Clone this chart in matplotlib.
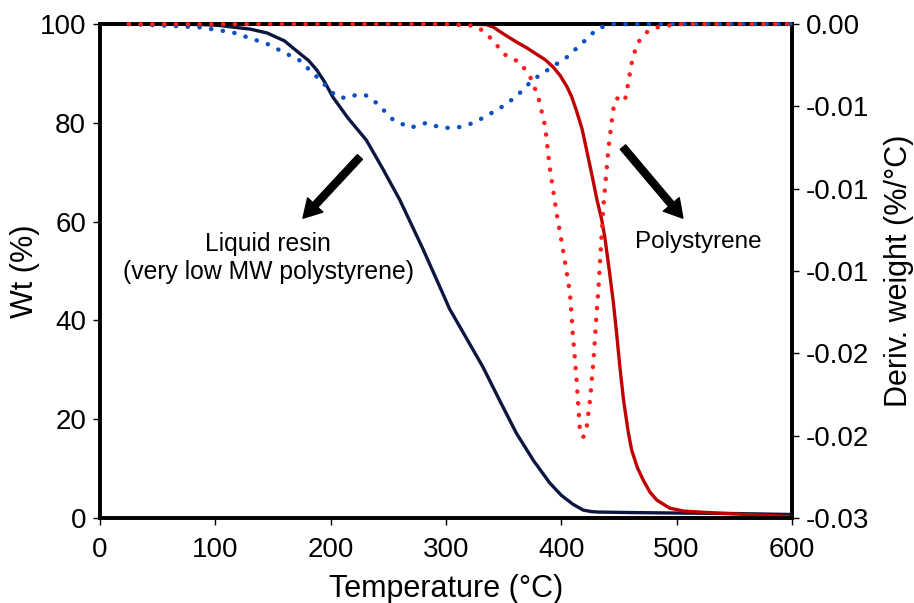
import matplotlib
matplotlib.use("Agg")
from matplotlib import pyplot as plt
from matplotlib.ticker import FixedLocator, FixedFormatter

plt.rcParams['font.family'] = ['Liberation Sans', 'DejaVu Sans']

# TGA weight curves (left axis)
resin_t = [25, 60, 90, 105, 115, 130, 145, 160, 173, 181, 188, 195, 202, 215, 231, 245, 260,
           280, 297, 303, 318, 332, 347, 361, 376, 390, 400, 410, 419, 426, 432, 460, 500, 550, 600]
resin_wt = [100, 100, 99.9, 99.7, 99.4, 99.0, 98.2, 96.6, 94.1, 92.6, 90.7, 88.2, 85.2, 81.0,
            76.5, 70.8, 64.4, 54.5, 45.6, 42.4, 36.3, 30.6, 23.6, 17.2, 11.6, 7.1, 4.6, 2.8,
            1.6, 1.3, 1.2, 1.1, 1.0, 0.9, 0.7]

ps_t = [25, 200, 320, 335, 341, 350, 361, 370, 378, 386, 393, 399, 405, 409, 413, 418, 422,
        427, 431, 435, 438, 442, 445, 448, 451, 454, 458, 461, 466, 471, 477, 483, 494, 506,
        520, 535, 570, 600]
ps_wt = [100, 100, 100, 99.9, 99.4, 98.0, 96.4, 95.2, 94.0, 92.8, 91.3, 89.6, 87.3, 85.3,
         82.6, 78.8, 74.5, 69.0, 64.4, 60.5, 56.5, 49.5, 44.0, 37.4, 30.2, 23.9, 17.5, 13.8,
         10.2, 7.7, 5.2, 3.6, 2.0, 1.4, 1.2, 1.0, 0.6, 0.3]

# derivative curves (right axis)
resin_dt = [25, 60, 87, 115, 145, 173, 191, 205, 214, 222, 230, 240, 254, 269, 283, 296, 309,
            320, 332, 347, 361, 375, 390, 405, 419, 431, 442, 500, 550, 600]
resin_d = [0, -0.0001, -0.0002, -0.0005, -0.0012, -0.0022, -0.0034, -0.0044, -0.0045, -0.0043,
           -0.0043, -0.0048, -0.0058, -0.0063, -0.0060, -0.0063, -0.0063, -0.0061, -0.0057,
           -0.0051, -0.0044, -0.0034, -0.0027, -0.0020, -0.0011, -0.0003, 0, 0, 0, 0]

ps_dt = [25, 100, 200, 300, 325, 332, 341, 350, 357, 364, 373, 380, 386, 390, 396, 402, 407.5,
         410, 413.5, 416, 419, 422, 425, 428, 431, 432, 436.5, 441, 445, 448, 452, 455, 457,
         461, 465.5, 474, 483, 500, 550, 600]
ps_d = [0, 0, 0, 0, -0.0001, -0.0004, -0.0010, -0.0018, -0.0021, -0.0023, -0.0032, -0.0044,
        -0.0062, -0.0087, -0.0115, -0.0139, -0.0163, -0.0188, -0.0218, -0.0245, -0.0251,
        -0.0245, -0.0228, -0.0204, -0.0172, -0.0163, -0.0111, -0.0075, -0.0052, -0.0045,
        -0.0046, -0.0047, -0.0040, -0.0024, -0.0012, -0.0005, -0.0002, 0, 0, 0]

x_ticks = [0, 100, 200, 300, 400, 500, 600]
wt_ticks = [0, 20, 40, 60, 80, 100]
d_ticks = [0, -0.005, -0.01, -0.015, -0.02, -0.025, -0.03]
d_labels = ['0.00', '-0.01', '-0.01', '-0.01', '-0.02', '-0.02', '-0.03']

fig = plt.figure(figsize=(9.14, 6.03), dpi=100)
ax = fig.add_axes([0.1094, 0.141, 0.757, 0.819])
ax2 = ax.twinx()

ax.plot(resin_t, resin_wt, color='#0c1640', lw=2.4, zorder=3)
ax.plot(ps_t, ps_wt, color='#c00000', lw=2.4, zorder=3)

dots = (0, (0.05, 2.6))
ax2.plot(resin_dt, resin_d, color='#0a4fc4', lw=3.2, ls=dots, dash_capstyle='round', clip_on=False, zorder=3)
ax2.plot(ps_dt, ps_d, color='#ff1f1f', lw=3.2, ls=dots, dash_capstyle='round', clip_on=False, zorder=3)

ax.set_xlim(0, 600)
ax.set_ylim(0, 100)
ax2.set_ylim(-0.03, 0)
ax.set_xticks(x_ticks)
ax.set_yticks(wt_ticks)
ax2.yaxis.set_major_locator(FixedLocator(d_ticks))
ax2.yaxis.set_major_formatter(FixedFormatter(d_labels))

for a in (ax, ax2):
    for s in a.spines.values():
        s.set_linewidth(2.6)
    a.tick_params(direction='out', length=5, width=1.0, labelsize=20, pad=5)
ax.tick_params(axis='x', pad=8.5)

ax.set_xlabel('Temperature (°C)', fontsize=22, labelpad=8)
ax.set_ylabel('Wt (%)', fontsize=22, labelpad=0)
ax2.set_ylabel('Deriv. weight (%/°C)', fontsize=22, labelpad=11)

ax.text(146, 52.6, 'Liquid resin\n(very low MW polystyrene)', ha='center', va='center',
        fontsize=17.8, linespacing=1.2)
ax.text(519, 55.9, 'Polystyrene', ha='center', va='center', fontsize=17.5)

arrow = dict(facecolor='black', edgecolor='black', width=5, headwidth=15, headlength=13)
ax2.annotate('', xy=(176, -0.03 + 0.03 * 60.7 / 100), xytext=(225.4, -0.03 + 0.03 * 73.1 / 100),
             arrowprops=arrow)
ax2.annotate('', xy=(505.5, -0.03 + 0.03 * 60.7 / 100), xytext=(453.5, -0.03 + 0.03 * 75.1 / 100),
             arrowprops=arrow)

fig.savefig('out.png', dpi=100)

§

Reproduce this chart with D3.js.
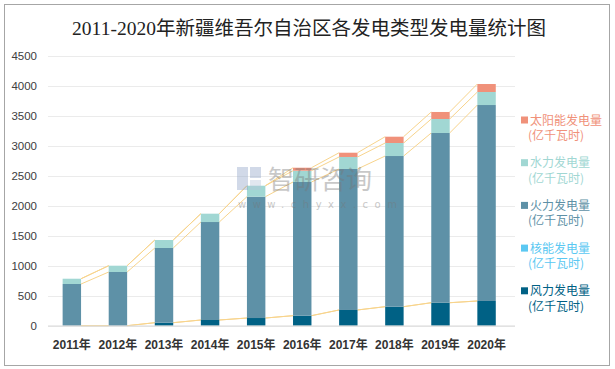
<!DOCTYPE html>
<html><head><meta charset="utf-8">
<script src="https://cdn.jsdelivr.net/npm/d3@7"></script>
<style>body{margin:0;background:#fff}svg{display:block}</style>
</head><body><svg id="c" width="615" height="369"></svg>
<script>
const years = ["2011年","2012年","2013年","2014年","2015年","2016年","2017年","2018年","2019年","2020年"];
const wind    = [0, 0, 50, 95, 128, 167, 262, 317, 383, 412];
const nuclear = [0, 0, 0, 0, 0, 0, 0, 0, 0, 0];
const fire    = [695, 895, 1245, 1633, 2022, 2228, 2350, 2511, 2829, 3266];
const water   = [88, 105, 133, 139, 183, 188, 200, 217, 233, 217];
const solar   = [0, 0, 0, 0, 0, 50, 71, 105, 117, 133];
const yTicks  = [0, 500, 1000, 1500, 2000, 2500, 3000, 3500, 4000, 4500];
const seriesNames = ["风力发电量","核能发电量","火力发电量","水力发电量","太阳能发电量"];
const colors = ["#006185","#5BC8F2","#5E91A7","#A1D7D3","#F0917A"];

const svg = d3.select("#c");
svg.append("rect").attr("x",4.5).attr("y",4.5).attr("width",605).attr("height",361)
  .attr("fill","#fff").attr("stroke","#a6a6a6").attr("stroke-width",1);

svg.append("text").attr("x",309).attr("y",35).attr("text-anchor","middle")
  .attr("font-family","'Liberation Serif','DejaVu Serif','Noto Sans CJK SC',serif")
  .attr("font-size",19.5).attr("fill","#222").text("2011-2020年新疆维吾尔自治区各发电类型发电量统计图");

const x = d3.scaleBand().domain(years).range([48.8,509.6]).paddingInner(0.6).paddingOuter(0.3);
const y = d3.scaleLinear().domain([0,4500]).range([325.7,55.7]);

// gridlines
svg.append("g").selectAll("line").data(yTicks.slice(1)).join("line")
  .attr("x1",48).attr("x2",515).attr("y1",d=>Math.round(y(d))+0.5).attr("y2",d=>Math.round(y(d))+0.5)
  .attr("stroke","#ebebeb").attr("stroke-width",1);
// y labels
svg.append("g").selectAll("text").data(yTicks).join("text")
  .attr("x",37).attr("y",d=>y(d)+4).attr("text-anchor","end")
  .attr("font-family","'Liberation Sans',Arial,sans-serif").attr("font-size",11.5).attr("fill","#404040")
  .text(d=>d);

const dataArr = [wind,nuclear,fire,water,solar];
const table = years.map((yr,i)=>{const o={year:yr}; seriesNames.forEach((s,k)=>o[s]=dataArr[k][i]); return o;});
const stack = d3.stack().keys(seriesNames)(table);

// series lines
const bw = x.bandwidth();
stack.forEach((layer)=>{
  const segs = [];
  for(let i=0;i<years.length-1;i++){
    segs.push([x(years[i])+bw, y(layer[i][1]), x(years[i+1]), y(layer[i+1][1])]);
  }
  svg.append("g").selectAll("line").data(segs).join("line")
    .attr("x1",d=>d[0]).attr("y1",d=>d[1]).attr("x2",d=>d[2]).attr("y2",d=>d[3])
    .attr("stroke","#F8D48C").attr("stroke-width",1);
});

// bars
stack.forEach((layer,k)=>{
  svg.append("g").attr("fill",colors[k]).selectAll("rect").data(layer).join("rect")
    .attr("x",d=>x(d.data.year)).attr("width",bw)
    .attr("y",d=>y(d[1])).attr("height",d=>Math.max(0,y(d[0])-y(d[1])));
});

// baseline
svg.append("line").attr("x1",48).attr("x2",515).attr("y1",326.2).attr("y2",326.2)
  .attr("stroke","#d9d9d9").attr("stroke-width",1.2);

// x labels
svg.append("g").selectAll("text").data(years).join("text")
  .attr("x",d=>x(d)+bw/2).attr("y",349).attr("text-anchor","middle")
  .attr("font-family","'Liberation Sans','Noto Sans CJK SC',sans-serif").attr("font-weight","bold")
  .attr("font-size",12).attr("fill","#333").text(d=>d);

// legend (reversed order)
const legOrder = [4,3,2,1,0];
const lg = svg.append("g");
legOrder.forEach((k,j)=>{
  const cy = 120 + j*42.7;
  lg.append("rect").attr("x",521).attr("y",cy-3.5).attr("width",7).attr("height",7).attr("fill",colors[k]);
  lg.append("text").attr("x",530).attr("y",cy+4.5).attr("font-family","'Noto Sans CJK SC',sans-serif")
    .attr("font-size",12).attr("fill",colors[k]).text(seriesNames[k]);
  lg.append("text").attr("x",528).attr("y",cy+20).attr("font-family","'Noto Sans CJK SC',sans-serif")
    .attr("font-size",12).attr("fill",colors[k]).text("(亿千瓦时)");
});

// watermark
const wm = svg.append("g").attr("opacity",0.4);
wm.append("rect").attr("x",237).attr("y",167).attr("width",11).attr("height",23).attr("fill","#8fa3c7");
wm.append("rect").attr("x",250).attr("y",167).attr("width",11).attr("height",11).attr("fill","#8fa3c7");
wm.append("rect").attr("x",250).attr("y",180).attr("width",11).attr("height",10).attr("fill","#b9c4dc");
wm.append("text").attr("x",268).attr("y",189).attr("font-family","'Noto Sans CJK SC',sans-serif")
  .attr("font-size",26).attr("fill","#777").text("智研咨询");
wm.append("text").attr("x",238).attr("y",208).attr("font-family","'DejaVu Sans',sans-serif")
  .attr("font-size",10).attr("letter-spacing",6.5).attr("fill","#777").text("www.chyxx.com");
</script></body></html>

§

Write out, exactly and with nothing added, everything from the line with "Clone this chart in matplotlib." down to the line with "-0.0003, 0, 0, 0, 0]", both included. Drop any pictures.

## Written solution:
Clone this chart in matplotlib.
import matplotlib
matplotlib.use("Agg")
from matplotlib import pyplot as plt
from matplotlib.ticker import FixedLocator, FixedFormatter

plt.rcParams['font.family'] = ['Liberation Sans', 'DejaVu Sans']

# TGA weight curves (left axis)
resin_t = [25, 60, 90, 105, 115, 130, 145, 160, 173, 181, 188, 195, 202, 215, 231, 245, 260,
           280, 297, 303, 318, 332, 347, 361, 376, 390, 400, 410, 419, 426, 432, 460, 500, 550, 600]
resin_wt = [100, 100, 99.9, 99.7, 99.4, 99.0, 98.2, 96.6, 94.1, 92.6, 90.7, 88.2, 85.2, 81.0,
            76.5, 70.8, 64.4, 54.5, 45.6, 42.4, 36.3, 30.6, 23.6, 17.2, 11.6, 7.1, 4.6, 2.8,
            1.6, 1.3, 1.2, 1.1, 1.0, 0.9, 0.7]

ps_t = [25, 200, 320, 335, 341, 350, 361, 370, 378, 386, 393, 399, 405, 409, 413, 418, 422,
        427, 431, 435, 438, 442, 445, 448, 451, 454, 458, 461, 466, 471, 477, 483, 494, 506,
        520, 535, 570, 600]
ps_wt = [100, 100, 100, 99.9, 99.4, 98.0, 96.4, 95.2, 94.0, 92.8, 91.3, 89.6, 87.3, 85.3,
         82.6, 78.8, 74.5, 69.0, 64.4, 60.5, 56.5, 49.5, 44.0, 37.4, 30.2, 23.9, 17.5, 13.8,
         10.2, 7.7, 5.2, 3.6, 2.0, 1.4, 1.2, 1.0, 0.6, 0.3]

# derivative curves (right axis)
resin_dt = [25, 60, 87, 115, 145, 173, 191, 205, 214, 222, 230, 240, 254, 269, 283, 296, 309,
            320, 332, 347, 361, 375, 390, 405, 419, 431, 442, 500, 550, 600]
resin_d = [0, -0.0001, -0.0002, -0.0005, -0.0012, -0.0022, -0.0034, -0.0044, -0.0045, -0.0043,
           -0.0043, -0.0048, -0.0058, -0.0063, -0.0060, -0.0063, -0.0063, -0.0061, -0.0057,
           -0.0051, -0.0044, -0.0034, -0.0027, -0.0020, -0.0011, -0.0003, 0, 0, 0, 0]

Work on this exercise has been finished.